Pegasuss main armament consisted of four 40-calibre, 3 in 12-pounder 12 cwt guns. Two of these were mounted on the forecastle as low-angle guns, but the other two were mounted aft as anti-aircraft guns. They fired 12.9 lb projectiles at a muzzle velocity of 2235 ft/s; this gave a maximum range of 11750 yd against surface targets and an anti-aircraft range of 19000 ft. They had a rate of fire of 15 rounds per minute.

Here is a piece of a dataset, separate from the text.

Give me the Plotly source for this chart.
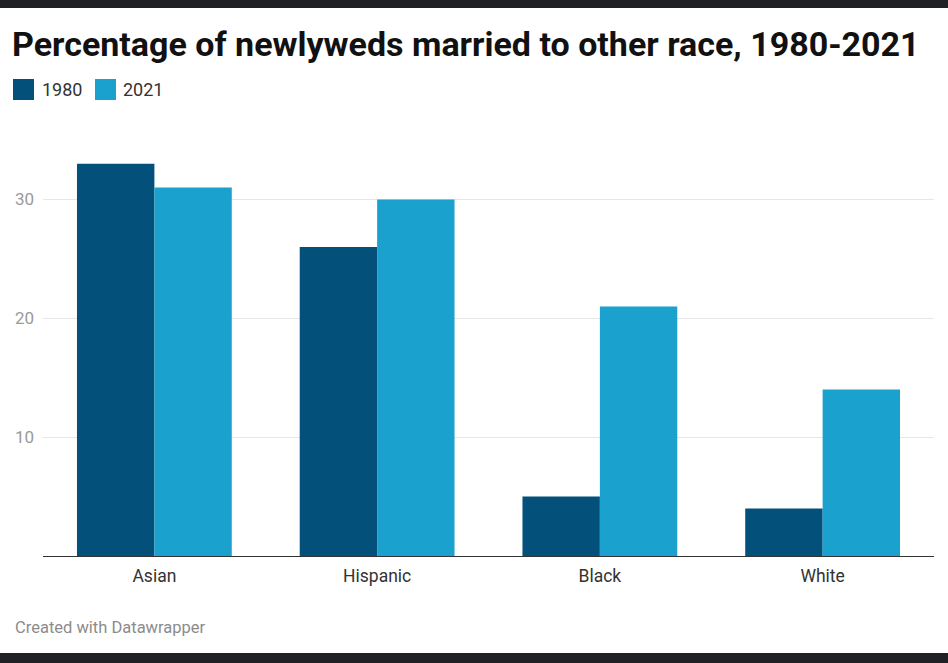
import plotly.graph_objects as go

categories = ["Asian", "Hispanic", "Black", "White"]
values_1980 = [33, 26, 5, 4]
values_2021 = [31, 30, 21, 14]
series_names = ["1980", "2021"]
series_colors = ["#03507a", "#1aa1ce"]
y_ticks = [10, 20, 30]

W, H = 948, 663
ml, mr, mt, mb = 43, 14, 140, 107
plot_w = W - ml - mr
plot_h = H - mt - mb

def py(px):
    return (H - mb - px) / plot_h

def px_(x):
    return (x - ml) / plot_w

fig = go.Figure()
for name, vals, col in zip(series_names, [values_1980, values_2021], series_colors):
    fig.add_trace(go.Bar(x=categories, y=vals, name=name,
                         marker=dict(color=col, line=dict(width=0))))

# manual legend (large square swatches like the original)
legend_swatch_x = [13, 95]
legend_text_x = [40, 121]
shapes = []
annotations = []
for name, col, sx, tx in zip(series_names, series_colors, legend_swatch_x, legend_text_x):
    shapes.append(dict(type="rect", xref="paper", yref="paper",
                       x0=px_(sx), x1=px_(sx + 21), y0=py(100), y1=py(79),
                       fillcolor=col, line=dict(width=0)))
    annotations.append(dict(text=name, xref="paper", yref="paper",
                            x=px_(tx), xanchor="left", y=py(89.5), yanchor="middle",
                            showarrow=False, font=dict(size=18, color="#333333")))

shapes += [
    dict(type="rect", xref="paper", yref="paper", x0=-0.1, x1=1.1,
         y0=py(8), y1=py(-2), fillcolor="#202124", line=dict(width=0), layer="above"),
    dict(type="rect", xref="paper", yref="paper", x0=-0.1, x1=1.1,
         y0=py(665), y1=py(653), fillcolor="#202124", line=dict(width=0), layer="above"),
]
annotations.append(dict(text="Created with Datawrapper", xref="paper", yref="paper",
                        x=px_(13), xanchor="left", y=py(627), yanchor="middle",
                        showarrow=False, font=dict(size=16.5, color="#8c8c8c")))

fig.update_layout(
    width=W, height=H,
    margin=dict(l=ml, r=mr, t=mt, b=mb),
    barmode="group", bargap=0.305, bargroupgap=0,
    paper_bgcolor="white", plot_bgcolor="white",
    font=dict(family="Roboto", color="#333333"),
    title=dict(text="<b>Percentage of newlyweds married to other race, 1980-2021</b>",
               x=12 / W, xanchor="left", xref="container",
               y=1 - 44 / H, yanchor="middle", yref="container",
               font=dict(family="Roboto", size=34, color="#111111")),
    showlegend=False,
    xaxis=dict(showline=True, linecolor="#333333", linewidth=1, ticks="",
               tickfont=dict(size=17.5, color="#333333"), showgrid=False,
               range=[-0.5, 3.5], ticklabelstandoff=4),
    yaxis=dict(range=[0, 35], tickvals=y_ticks, showgrid=True, gridcolor="#e6e6e6",
               gridwidth=1, zeroline=False, showline=False,
               tickfont=dict(size=17, color="#9a9a9a"), ticklabelstandoff=8),
    shapes=shapes,
    annotations=annotations,
)

fig.write_html("out.html", config={"displayModeBar": False},
               post_script="document.body.style.margin='0';document.body.style.padding='0';")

HMS Pegasus was fitted with a flying-off deck forward, intended for aircraft with wheeled undercarriages, and a prominent hangar aft. Two electric cranes were fitted aft and a twin-boom derrick forward to handle her aircraft. The smaller forward hangar was built under the ship's bridge and the aircraft were raised to the flight deck overhead by one of the first lifts in the Royal Navy. The forward hangar could fit five single-seat fighters and the rear hangar had a capacity of four floatplanes. The ship could lower them into the water while steaming at 19 kn and recover the floatplanes at 6 kn. When Pegasus commissioned in 1917 she was assigned four Short Type 184 torpedo bombers and four Beardmore W.B.III fighters. In late 1918 she carried four Sopwith Camel 2F.1, one Type 184 and three Fairey Campania reconnaissance aircraft. In 1919 she began to operate various models of the Fairey III.

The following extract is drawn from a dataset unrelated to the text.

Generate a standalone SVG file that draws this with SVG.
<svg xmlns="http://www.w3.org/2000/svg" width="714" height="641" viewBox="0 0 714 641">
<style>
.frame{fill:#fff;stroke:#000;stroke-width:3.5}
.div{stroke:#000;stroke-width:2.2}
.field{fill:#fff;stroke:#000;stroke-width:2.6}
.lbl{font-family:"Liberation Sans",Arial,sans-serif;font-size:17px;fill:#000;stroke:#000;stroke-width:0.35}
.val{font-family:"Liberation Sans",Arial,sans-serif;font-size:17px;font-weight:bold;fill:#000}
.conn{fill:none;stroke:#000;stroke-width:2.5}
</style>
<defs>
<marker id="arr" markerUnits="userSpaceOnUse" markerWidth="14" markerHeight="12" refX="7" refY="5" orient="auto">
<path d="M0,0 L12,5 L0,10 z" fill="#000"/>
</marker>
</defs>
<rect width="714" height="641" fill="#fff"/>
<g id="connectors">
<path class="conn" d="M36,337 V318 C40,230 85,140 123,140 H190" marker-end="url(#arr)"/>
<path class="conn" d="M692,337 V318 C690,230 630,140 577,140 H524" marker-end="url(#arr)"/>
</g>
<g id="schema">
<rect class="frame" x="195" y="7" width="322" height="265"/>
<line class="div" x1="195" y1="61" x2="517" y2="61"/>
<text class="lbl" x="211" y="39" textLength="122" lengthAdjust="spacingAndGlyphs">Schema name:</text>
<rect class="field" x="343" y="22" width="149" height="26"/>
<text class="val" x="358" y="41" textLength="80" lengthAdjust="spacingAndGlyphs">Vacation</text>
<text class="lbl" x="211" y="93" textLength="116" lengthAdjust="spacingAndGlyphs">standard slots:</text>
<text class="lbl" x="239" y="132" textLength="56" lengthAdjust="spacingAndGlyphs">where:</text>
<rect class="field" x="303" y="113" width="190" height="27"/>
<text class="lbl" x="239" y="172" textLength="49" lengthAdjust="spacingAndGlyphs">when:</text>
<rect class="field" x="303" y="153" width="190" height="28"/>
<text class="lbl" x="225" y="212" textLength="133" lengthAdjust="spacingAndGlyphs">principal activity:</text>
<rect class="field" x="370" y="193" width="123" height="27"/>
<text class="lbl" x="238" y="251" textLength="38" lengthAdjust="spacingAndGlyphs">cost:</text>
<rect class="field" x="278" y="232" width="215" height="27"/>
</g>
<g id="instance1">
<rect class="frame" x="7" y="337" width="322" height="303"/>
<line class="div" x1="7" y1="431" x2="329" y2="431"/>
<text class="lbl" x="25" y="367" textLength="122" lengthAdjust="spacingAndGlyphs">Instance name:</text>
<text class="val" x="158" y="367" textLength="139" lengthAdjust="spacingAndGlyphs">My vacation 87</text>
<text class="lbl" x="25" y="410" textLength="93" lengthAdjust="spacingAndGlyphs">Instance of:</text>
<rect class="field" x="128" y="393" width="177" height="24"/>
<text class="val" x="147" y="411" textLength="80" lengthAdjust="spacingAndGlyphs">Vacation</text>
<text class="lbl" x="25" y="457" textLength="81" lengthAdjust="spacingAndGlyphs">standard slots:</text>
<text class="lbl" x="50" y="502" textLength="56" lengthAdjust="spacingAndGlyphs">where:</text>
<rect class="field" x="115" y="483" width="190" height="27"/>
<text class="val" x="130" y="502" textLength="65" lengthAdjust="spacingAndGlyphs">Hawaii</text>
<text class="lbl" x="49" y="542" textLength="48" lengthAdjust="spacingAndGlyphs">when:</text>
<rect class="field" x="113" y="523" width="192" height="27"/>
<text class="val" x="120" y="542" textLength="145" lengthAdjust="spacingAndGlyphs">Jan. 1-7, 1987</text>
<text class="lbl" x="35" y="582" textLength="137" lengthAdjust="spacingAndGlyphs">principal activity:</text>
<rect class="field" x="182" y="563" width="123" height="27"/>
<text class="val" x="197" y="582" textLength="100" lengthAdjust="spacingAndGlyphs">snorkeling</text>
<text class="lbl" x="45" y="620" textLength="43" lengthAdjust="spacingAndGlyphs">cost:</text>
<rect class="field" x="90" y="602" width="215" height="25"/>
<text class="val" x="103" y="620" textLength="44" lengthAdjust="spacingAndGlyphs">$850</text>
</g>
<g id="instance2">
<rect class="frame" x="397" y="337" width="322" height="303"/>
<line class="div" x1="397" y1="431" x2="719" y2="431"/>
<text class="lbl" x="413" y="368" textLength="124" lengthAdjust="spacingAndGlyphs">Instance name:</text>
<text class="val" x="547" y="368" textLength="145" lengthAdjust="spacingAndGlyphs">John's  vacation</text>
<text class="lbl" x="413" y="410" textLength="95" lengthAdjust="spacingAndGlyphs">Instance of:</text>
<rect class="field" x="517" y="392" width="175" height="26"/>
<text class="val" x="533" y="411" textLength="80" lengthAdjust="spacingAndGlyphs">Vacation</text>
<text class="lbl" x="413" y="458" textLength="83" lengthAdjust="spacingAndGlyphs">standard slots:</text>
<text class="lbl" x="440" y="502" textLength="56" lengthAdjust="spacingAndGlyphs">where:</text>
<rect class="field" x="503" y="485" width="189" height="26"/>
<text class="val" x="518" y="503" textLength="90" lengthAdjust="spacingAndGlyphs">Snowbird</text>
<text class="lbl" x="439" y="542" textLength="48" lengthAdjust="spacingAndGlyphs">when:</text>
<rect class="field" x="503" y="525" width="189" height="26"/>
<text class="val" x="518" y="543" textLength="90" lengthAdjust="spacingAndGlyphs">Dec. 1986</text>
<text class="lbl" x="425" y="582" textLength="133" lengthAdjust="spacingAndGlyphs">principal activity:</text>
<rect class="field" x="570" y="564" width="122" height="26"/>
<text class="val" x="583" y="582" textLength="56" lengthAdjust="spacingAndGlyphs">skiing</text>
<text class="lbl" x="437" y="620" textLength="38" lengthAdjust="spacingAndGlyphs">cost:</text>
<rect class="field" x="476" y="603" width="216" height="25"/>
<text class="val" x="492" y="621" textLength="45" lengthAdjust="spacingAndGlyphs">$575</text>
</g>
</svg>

Pegasus carried 1300 impgal of petrol for her aircraft. Her magazines had the capacity for eight 18 in torpedoes, 72 100 lb, 108 65 lb, and 68, later 84, 16 lb bombs.

== Career ==
HMS Pegasus was laid down in 1914 by the John Brown & Company of Clydebank, Scotland as Stockholm for the Great Eastern Railway Company's Harwich–Hook of Holland service, but her construction was suspended by the beginning of the First World War. The ship was purchased by the Royal Navy on 27 February 1917 and was launched on 9 June 1917. She was commissioned on 14 August 1917 and completed on 28 August 1917. She joined the Grand Fleet on completion and was assigned to support the Battle Cruiser Force. She participated in a few uneventful operations in the North Sea, but was mostly occupied with pilot training and ferrying aircraft to ships equipped with flying-off platforms. Pegasus supported the British intervention in the Russian Civil War between May and September 1919 and was based at Archangel. The ship returned to Rosyth and was briefly decommissioned. She recommissioned on 2 December 1919 and was transferred to the Mediterranean Fleet in March 1920. Pegasus ran aground on 9 March off Kerch, but was pulled off without suffering any significant damage. She supported the Evacuation of Novorossiysk by the Whites later that month and remained with the fleet until 1924. In 1923 the forward flying-off deck was removed and the ship was re-rated as an aircraft tender. She was stationed at Singapore in 1924–25. On 5 July 1925 she was placed in reserve at Devonport, but was briefly recommissioned in 1929. On 22 August 1931, the ship was sold to Thos. W. Ward of Sheffield for scrap, arriving at their Morecambe yard on 15 September, the last vessel to be fully broken up there.